The jury deliberated a short time before finding Pike guilty. She had openly wept during the trial. One juror purportedly said she had aAngel’s face and a Devil’s Heart. She had an on-and-off appeal process at times electing not to challenge her sentence and conviction. Eventually, she did perfect an appeal and exhausted her state appeals without success. To this point, her federal appeals have been unsuccessful where she argued that the sentence of lethal injection was “a cruel and unusual punishment” because she was “a mentally ill, cognitively impaired, immature adolescent” at the time of the killing. She has been convicted of crimes while in prison.

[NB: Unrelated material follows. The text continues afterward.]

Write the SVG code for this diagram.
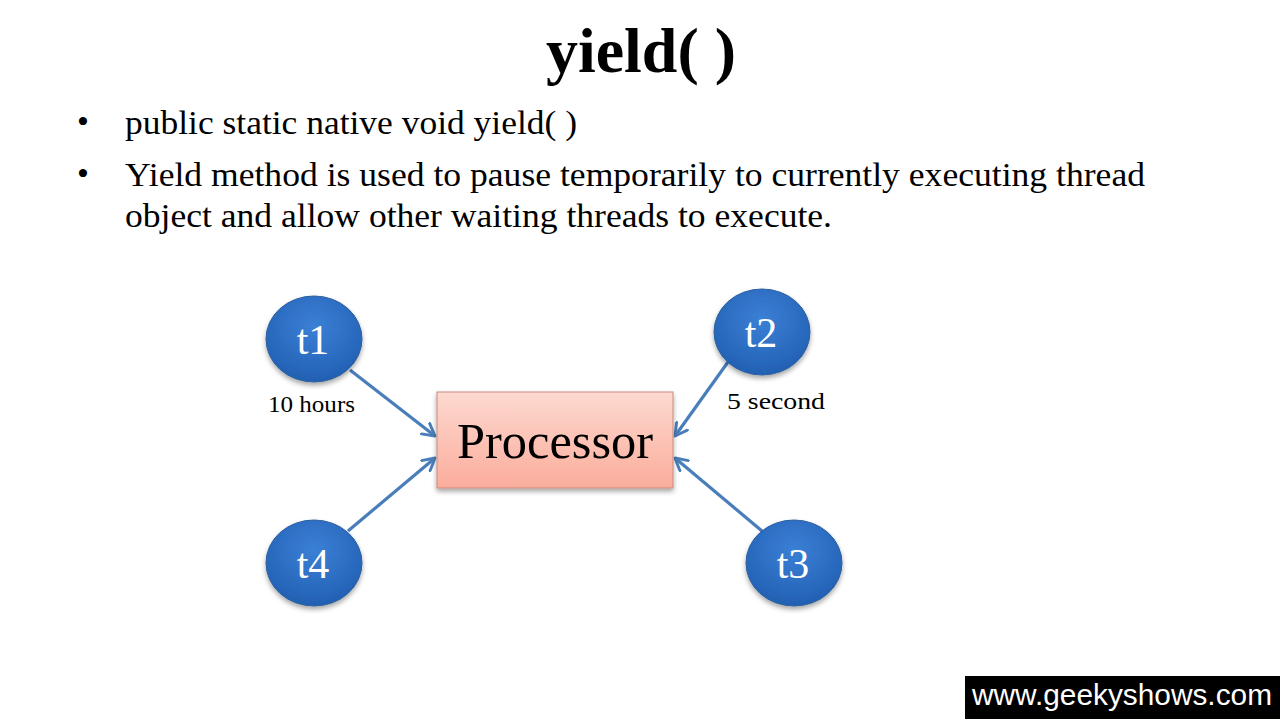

An execution date has not been established.
COMMENT 2: Given Pike’s youth, and apparently disturbed mind at the time of the horrible murder, and the complicity and influence of her boyfriend (who did not receive the death penalty), and her level of representation at trial, the death penalty is not appropriate in this case based on the facts alone. There also needs to be more studies and research conducted in the area of satanic cults and crime in general. The issue continues to present itself in many cases across the nation, yet many unanswered questions remain. We do know that the very mention of the topic causes fear in the general public. The “Memphis 3” suffered from the allegations, and Miranda Barbour’s alleged association with satanic cults caused a worldwide stir and interest. How is it that an 18-year-old girl can slash someone 100 times, smash them in the head with cement and then carve an insignia on the chest of a person she lived with? As a tolerant society, we need to stop focusing on how severely we can punish these people; we need to find answers instead of clinging to the notion that some people are too evil to keep alive.